万年筆のペン先には様々な字幅やバリエーションがありますが、その中でも軟調ペン先と言われるものがあります。筆圧をかけるとペン先がしなり、強弱のある筆記線を表現できるのが軟調ペン先で、書き味に柔らかさを求める方、線に強弱をつけて味のある文字を書きたいときには軟調ペン先がお勧めです。
軟調ペン先で有名どころだと、パイロットのフォルカンとかエラボーとかが有名ですね。
このブログではこれまでに何度か、「軟調ペン先は、力が入って書き方が崩れてしまう」と言うアンチ軟調ペン先的な発言をしてきましたが、私、実はいくつかの軟調ペン先の万年筆を保有しています。
左からパイロットカスタム74SF、SFM、カスタムヘリテイジ912SF、カスタム743エラボー、プラチナセンチュリー#3776 SF、SM。海外の軟調ペン先(フレックスニブ)を入れるとカオスりますので今回は外しますが海外製もいくつか保有。
アンチ発言しましたけど、嫌いではないのですよ。どちらかといえば好きです。
ただ習字している時に軟調ペン先が乱入してくると心が乱れるのです。ここでウニっと筆圧をかけて筆記線に強弱をつけて・・・みたいな欲求が生まれ文字が乱れていくため、清書前はなるべく使わないようにしています。特に「払い」の部分では独特の筆運びがありますからね。
さて、軟調ペン先というのは言葉では特殊な雰囲気がありますが、実はカスタム74やセンチュリー#3776といったパイロット社・プラチナ社の定番ラインの万年筆でもラインナップされています。(一般的なFやMなどと同じ価格で購入ができます)
今回はカスタム74とセンチュリー#3776の軟調ペン先の中で、細軟(SF)と名付けられた「細くて柔らかいペン先」について紹介&比較をしたいと思います。軟調ペン先は、細軟だけでなく線の太い軟調ペン先もありますが、個人的には細い筆記線の中で強弱がつけられるのが好きでよく愛用しています。
パイロット細軟とプラチナ細軟の比較
書き味の違い
カスタム74のペン先とセンチュリー#3776のペン先。
いずれも細軟(SF)ですが、柔らかさの定義が違う雰囲気がありますし、もちろん柔らかさも異なります。
感覚でお伝えしますと、カスタム74は筆圧をかけていくとスッと縦にしなりつつペン先が割れていきます。同じバランスで縦にも横にも柔らかく動くイメージです。書き味も柔らかくスラスラと筆記できます。
それに対してセンチュリーは、まず縦方向にしなり、さらに筆圧をかけるとペン先が割れてくるといった印象があります。多少の筆圧だとポコポコっと上下運動するような動きで、それ以上に圧をかけるとペン先が割れる感じ。書き味もカリカリと少し硬めですので、カスタム74のSFとは全く違う書き味です。

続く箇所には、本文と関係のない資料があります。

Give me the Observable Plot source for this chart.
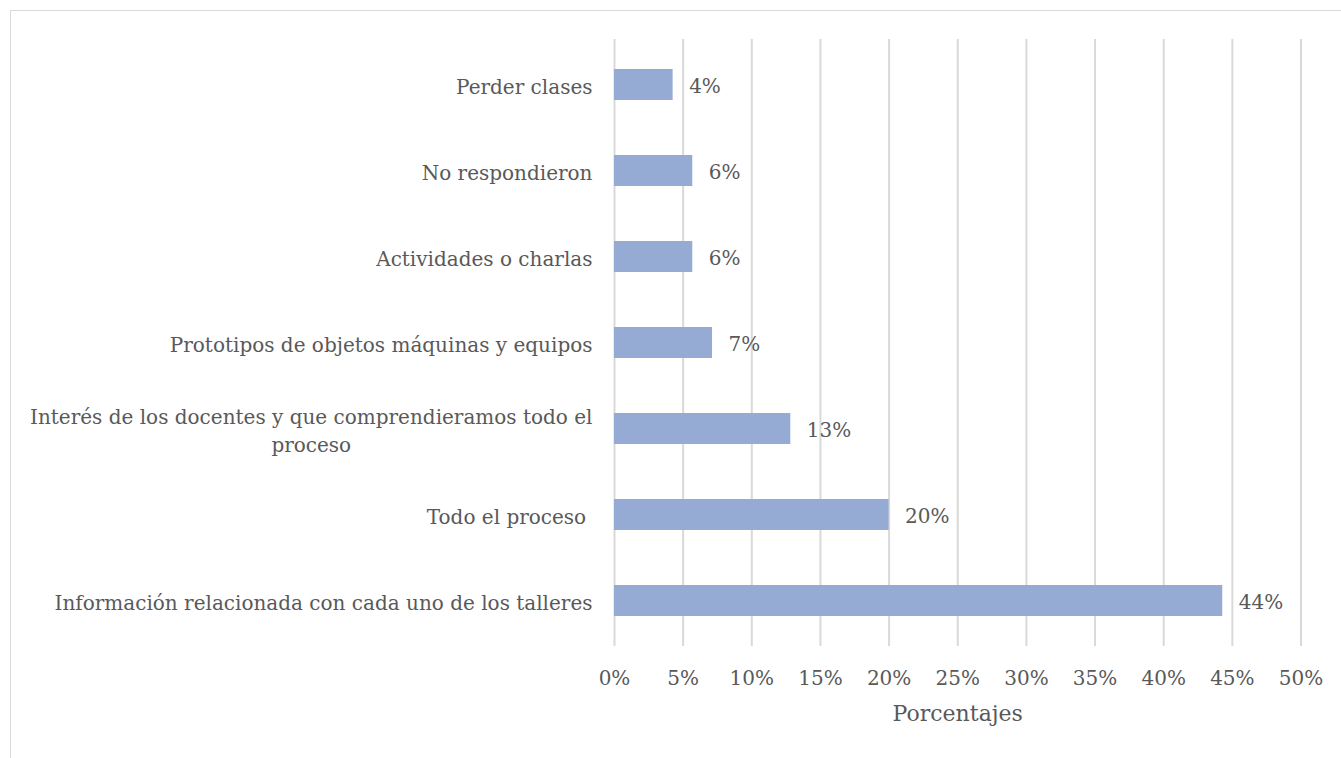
<!DOCTYPE html>
<html>
<head>
<meta charset="utf-8">
<script src="https://cdn.jsdelivr.net/npm/d3@7"></script>
<script src="https://cdn.jsdelivr.net/npm/@observablehq/plot@0.6"></script>
<style>
  html, body { margin: 0; padding: 0; background: #fff; overflow: hidden; }
  #frame { position: absolute; left: 9.5px; top: 9.5px; width: 1400px; height: 800px; border: 1.6px solid #d9d9d9; box-sizing: border-box; }
  #chart { position: absolute; left: 0; top: 0; }
</style>
</head>
<body>
<div id="frame"></div>
<div id="chart"></div>
<script>
const categories = [
  "Perder clases",
  "No respondieron",
  "Actividades o charlas",
  "Prototipos de objetos máquinas y equipos",
  "Interés de los docentes y que comprendieramos todo el\nproceso",
  "Todo el proceso\u00a0",
  "Información relacionada con cada uno de los talleres"
];
const values = [4.27, 5.7, 5.7, 7.14, 12.84, 20.0, 44.3];
const labels = ["4%", "6%", "6%", "7%", "13%", "20%", "44%"];
const xTicks = [0, 5, 10, 15, 20, 25, 30, 35, 40, 45, 50];
const xTitle = "Porcentajes";

const data = categories.map((c, i) => ({cat: c, value: values[i], label: labels[i]}));

const FONT = "'DejaVu Serif', serif";
const TXT = "#595959";
const FS = 20;

const chart = Plot.plot({
  width: 1341,
  height: 758,
  marginLeft: 614,
  marginRight: 40.5,
  marginTop: 39,
  marginBottom: 112,
  style: {fontFamily: FONT, fontSize: FS + "px", color: TXT, background: "transparent", overflow: "visible"},
  x: {domain: [0, 50], ticks: xTicks, tickFormat: d => d + "%"},
  y: {domain: categories, paddingInner: 0.642, paddingOuter: 0.321},
  marks: [
    Plot.gridX(xTicks, {stroke: "#d9d9d9", strokeOpacity: 1, strokeWidth: 2}),
    Plot.barX(data, {x: "value", y: "cat", fill: "#95abd3"}),
    Plot.text(data, {x: "value", y: "cat", text: "label", textAnchor: "start", dx: 16, dy: 2, fill: TXT, fontSize: FS}),
    Plot.axisX({ticks: xTicks, tickSize: 0, tickPadding: 24, tickFormat: d => d + "%", fontSize: FS, fill: TXT, label: null}),
    Plot.axisY({tickSize: 0, tickPadding: 22, fontSize: FS, fill: TXT, label: null, lineHeight: 1.4}),
    Plot.text([xTitle], {frameAnchor: "bottom", dy: 74, text: d => d, fontSize: 22, fill: TXT})
  ]
});
document.getElementById("chart").appendChild(chart);

// Center multi-line category labels (Excel-style), right-aligned as a block
chart.querySelectorAll("g[aria-label='y-axis tick label'] text").forEach(t => {
  const spans = t.querySelectorAll("tspan");
  if (spans.length > 1) {
    let maxW = 0;
    spans.forEach(s => { maxW = Math.max(maxW, s.getComputedTextLength()); });
    t.setAttribute("text-anchor", "middle");
    const x = parseFloat(t.getAttribute("x") || 0);
    t.setAttribute("x", x - maxW / 2);
    spans.forEach(s => { if (s.hasAttribute("x")) s.setAttribute("x", x - maxW / 2); });
  }
});
</script>
</body>
</html>
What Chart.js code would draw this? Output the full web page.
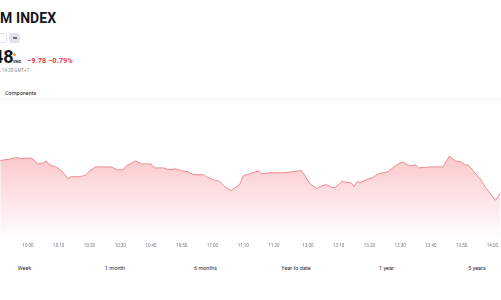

下の写真は、上から一般的な細字(F)、カスタム74SF、センチュリーSFで筆記した文字。春夏秋冬という文字を、楷書(左)と力まなくとも自然と筆圧のかかる行書(右)で書いてみました。
軟調ではない一般的な細字と比べると、特に行書に関しては筆記線の強弱が出ていますね。
軟調ペン先を使うと、極度に線の強弱をつけたくなるのですが、力まず筆圧をかけない自然な筆記の中でも自然な強弱が出てきますのでそれをベースとした使い方が理想なのだと思います。
どちらが書きやすいかというと、筆圧が弱く、あまり強弱を意識しないのであれば、一定の筆圧まで動きの少ないセンチュリーの方が書きやすいかもしれませんが、正直感動も少ないかと思います。カスタム74のSFは「柔らかいな〜」という感触が最初から伝わってきますので、軟調を期待するのであればカスタム74をお勧めします。
サイズ比較
最後にサイズ感も乗せておきます。
上の雨垂れクリップがパイロット社のカスタム74、下がプラチナのセンチュリー#3776となりますが、ボディの長さはカスタム74の方が少し長いです。太さではセンチュリーの方が太いですね。
公開されている数値では、以下となります。
カスタム74:全長143.0mm × 最大径φ 14.7mm
センチュリー:全長139.5mm × 最大径φ15.4mm
重さはインクを入れた状態で以下となります。
カスタム74:22.5g キャップ無し14.5g
センチュリー:25.0g キャップ無し14.5g
ペン先はどちらも14金です。
カスタム74
センチュリー
バランス的に、キャップって重たいんですね。
サイズに関しては使い手の好みが強いので良し悪しはありませんが、参考にしてください。